Sunday, March 11, 2012

All Dressed In White....or perhaps just Naked.

You know when you decide to buy a car but before you make the purchase, the model you have been eying seems to turn up everywhere? That has been my experience lately, only with Blanc de Pinot Noir. I'm not sure how this wine flew below my radar or perhaps it is becoming a "trend." Having recently spoken to a winery who is considering making one, my fear is that it may become trendy. I have a strong dislike for trends in the wine industry but I won't rant about that in this post. Either way, new style or trend, I'm intrigued and on a mission to learn more.

Luckily, for us wine nerds, this isn't another grape variety to memorize on top of the approximate 10,000 already in existence. (Which, by the way, I have all memorized.) It is a style of wine making which takes pinot noir grapes and separates the skins from the juice immediately, similar to how white wine is made...hence, "blanc" de pinot noir. Without the skin contact, the red colour which we know to be pinot noir, does not have time to develop. So...what does it taste like you ask? Well, I had the privilege of sipping one producer so far, the Novy Family Winery out of the Willamette Valley in Oregon.

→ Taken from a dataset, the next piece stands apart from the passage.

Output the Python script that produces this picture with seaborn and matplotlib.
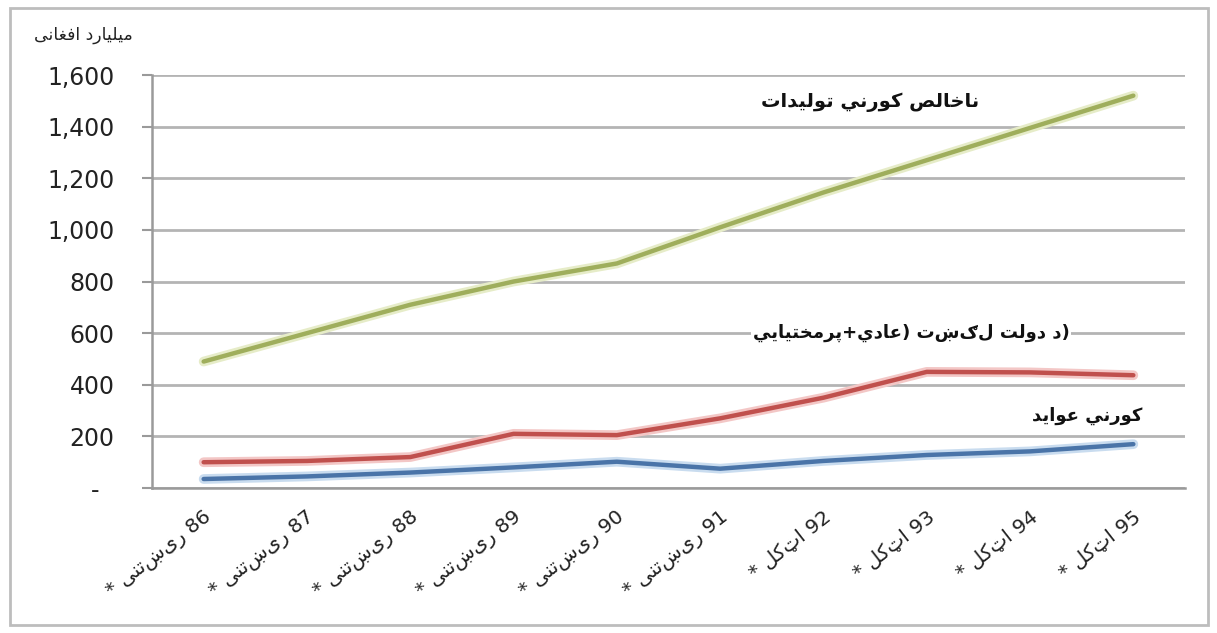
import re
import pandas as pd
import matplotlib
matplotlib.use('Agg')
import matplotlib.pyplot as plt
import matplotlib.patheffects as pe
from matplotlib.patches import Rectangle
from matplotlib.ticker import FixedLocator, FuncFormatter
import seaborn as sns

# data (billion afghanis)
years = ['86', '87', '88', '89', '90', '91', '92', '93', '94', '95']
status = ['ریښتنی'] * 6 + ['اټکل'] * 4
gdp = [490, 600, 710, 800, 870, 1010, 1145, 1270, 1395, 1520]
spending = [100, 105, 120, 210, 205, 270, 350, 450, 448, 437]
revenue = [35, 45, 60, 80, 102, 75, 105, 128, 142, 170]

series_names = ['ناخالص کورني تولیدات', 'د دولت لګښت (عادي+پرمختیایي)', 'کورني عواید']
y_title = 'میلیارد افغانی'

# matplotlib does no Arabic shaping: pick presentation forms by hand
# forms: isolated, final, initial, medial
AR_FORMS = {
    'ا': '\uFE8D\uFE8E', 'د': '\uFEA9\uFEAA', 'ر': '\uFEAD\uFEAE', 'و': '\uFEED\uFEEE',
    'ب': '\uFE8F\uFE90\uFE91\uFE92', 'پ': '\uFB56\uFB57\uFB58\uFB59',
    'ت': '\uFE95\uFE96\uFE97\uFE98', 'ح': '\uFEA1\uFEA2\uFEA3\uFEA4',
    'خ': '\uFEA5\uFEA6\uFEA7\uFEA8', 'ص': '\uFEB9\uFEBA\uFEBB\uFEBC',
    'ع': '\uFEC9\uFECA\uFECB\uFECC', 'غ': '\uFECD\uFECE\uFECF\uFED0',
    'ف': '\uFED1\uFED2\uFED3\uFED4', 'ک': '\uFB8E\uFB8F\uFB90\uFB91',
    'ل': '\uFEDD\uFEDE\uFEDF\uFEE0', 'م': '\uFEE1\uFEE2\uFEE3\uFEE4',
    'ن': '\uFEE5\uFEE6\uFEE7\uFEE8', 'ي': '\uFEF1\uFEF2\uFEF3\uFEF4',
    'ی': '\uFBFC\uFBFD\uFBFE\uFBFF',
}


def shape(word):
    out = []
    for i, ch in enumerate(word):
        forms = AR_FORMS.get(ch)
        if forms is None:
            out.append(ch)
            continue
        prev = word[i - 1] if i > 0 else ''
        nxt = word[i + 1] if i < len(word) - 1 else ''
        join_prev = len(AR_FORMS.get(prev, '')) == 4
        join_next = len(forms) == 4 and nxt in AR_FORMS
        idx = [[0, 2], [1, 3]][join_prev][join_next]
        out.append(forms[idx])
    return ''.join(out)


def rtl(s):
    # a trailing ")" stays on the right, as in the source chart
    tail = ''
    if s.endswith(')'):
        s, tail = s[:-1], ')'
    s = re.sub(r'[\u0600-\u06FF]+', lambda m: shape(m.group()), s)
    parts = re.findall(r'\d[\d,]*|.', s)
    return ''.join(parts[::-1]).translate(str.maketrans('()', ')(')) + tail


n = len(years)
df = pd.DataFrame({
    'idx': list(range(n)) * 3,
    'value': gdp + spending + revenue,
    'series': [series_names[0]] * n + [series_names[1]] * n + [series_names[2]] * n,
})

sns.set_style('white')
plt.rcParams['font.family'] = ['DejaVu Sans']

fig = plt.figure(figsize=(12.17, 6.33), dpi=100)
ax = fig.add_axes([0.1249, 0.229, 0.8488, 0.6525])

colors = ['#9fae5c', '#c0504d', '#4a74a8']
glow = ['#e6ecc8', '#f3c7c6', '#c9dcef']
sns.lineplot(data=df, x='idx', y='value', hue='series', palette=colors,
             linewidth=3.2, legend=False, ax=ax, zorder=3)
for line, g in zip(ax.lines, glow):
    line.set_path_effects([pe.Stroke(linewidth=7, foreground=g), pe.Normal()])

ax.set_xlim(-0.5, n - 0.5)
ax.set_ylim(0, 1600)
ax.set_yticks(range(0, 1601, 200))
ax.yaxis.set_major_formatter(FuncFormatter(lambda v, p: '-  ' if v == 0 else f'{int(v):,}'))
ax.grid(axis='y', color='#b4b4b4', linewidth=2)
ax.set_axisbelow(True)

ax.set_xticks(range(n))
ax.set_xticklabels([rtl(f'{y} {s} *') for s, y in zip(status, years)],
                   rotation=38, ha='right', va='top', rotation_mode='anchor')
ax.xaxis.set_minor_locator(FixedLocator([i - 0.5 for i in range(n + 1)]))
ax.tick_params(axis='x', which='major', length=0, pad=14, labelsize=14.5, labelcolor='#222222')
ax.tick_params(axis='x', which='minor', length=7, width=1.5, color='#9a9a9a', direction='out')
ax.tick_params(axis='y', length=7, width=1.5, color='#9a9a9a', pad=20, labelsize=17,
               labelcolor='#222222', left=True)
ax.set_xlabel('')
ax.set_ylabel('')

for side in ['top', 'right']:
    ax.spines[side].set_visible(False)
for side in ['left', 'bottom']:
    ax.spines[side].set_color('#9a9a9a')
    ax.spines[side].set_linewidth(1.8)

# series labels
ax.text(6.45, 1496, rtl(series_names[0]), ha='center', va='center', fontsize=14,
        fontweight='bold', color='#111111', zorder=5)
ax.text(6.85, 600, rtl(series_names[1]), ha='center', va='center', fontsize=13,
        fontweight='bold', color='#111111', zorder=5,
        bbox=dict(facecolor='white', edgecolor='none', pad=1))
ax.text(8.55, 279, rtl(series_names[2]), ha='center', va='center', fontsize=13,
        fontweight='bold', color='#111111', zorder=5)

fig.text(0.028, 0.945, rtl(y_title), ha='left', va='center', fontsize=12.5, color='#222222')

# outer frame of the chart
fig.patches.append(Rectangle((0.008, 0.013), 0.985, 0.975, transform=fig.transFigure,
                             fill=False, edgecolor='#bdbdbd', linewidth=2))

fig.savefig('out.png', dpi=100)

As I sipped the 2010 Novy Family, Blanc de Pinot Noir, I couldn't quite place my finger on what I was experiencing right away. The wine was very tart, high in acidity, slightly blush in colour and was very subtle in smell and on the palette. After I let the wine warm up a little, I was able to get roses on the palette along with some minerality and citrus fruits. I struggled to find really strong fruit characteristics or structure besides the high acidity. But this is when I realized the wine reminded me of sparkling wines. In particular, champagne. Imagine a fine champagne without the bubbles: tart, subtle but a delight with seafood and salads. And since pinot noir is often used in champagne production, it all made sense. It's pinot without the colour or the's not white, it's just completely naked.

As I move forward with my exploration of other naked pinot noirs, I will be interested to see how they compare to the Novy Family in order to get a better overall understanding for this style of wine. I don't want to make any overarching judgement, but I am curious to taste more. After all, test driving wines are a hell of a lot more fun than test driving cars! ;)

Do you have any recommendations of Blanc de Pinot Noir to try? Let me know!

Charlotte :)


  1. Sounds like an interesting concept.

    Intrigued to hear more :)

    Cheers, T. :)

  2. One of my favorite little wines from my favorite people in the biz in Sonoma!